(Dataset section):

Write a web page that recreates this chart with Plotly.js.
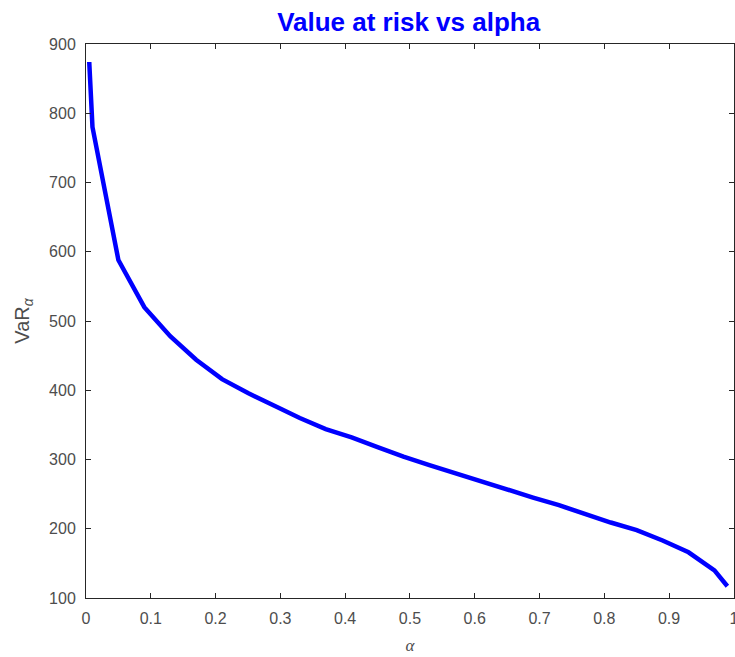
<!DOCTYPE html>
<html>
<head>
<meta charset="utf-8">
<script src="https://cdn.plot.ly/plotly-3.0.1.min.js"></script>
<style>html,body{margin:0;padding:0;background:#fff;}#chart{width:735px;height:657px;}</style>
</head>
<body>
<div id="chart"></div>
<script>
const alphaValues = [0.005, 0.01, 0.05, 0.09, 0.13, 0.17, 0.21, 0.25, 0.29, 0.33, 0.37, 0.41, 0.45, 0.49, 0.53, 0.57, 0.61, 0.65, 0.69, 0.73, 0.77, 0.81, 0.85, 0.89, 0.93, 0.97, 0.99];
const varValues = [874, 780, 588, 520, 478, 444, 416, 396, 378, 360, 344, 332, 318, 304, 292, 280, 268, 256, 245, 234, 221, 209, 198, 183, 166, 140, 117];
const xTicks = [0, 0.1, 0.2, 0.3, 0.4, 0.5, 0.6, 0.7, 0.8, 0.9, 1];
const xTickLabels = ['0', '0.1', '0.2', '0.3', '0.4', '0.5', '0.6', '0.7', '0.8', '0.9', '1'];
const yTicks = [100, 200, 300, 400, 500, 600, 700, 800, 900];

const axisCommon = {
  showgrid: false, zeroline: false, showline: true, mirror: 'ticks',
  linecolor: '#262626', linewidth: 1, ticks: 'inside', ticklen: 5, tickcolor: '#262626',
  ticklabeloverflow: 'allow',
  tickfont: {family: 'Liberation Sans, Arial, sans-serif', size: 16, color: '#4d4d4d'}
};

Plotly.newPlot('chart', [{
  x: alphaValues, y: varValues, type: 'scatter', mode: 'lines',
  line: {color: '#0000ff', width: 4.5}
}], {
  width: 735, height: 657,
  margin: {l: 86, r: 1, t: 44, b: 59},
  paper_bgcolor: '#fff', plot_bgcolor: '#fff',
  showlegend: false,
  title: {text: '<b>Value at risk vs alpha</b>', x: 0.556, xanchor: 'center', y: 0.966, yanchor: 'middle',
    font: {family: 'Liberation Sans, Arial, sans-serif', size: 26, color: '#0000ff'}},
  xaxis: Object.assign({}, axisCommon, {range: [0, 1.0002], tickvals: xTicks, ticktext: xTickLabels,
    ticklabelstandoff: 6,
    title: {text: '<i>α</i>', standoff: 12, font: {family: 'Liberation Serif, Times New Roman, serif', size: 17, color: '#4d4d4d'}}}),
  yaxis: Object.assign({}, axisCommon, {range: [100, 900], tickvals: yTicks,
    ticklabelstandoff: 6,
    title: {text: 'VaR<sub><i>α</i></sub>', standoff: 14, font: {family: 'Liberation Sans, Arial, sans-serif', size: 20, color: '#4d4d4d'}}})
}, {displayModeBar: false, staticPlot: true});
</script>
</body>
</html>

(Directions):
Find and copy each line above that includes the string "chart".

(Exercise output):
Write a web page that recreates this chart with Plotly.js.
<style>html,body{margin:0;padding:0;background:#fff;}#chart{width:735px;height:657px;}</style>
<div id="chart"></div>
Plotly.newPlot('chart', [{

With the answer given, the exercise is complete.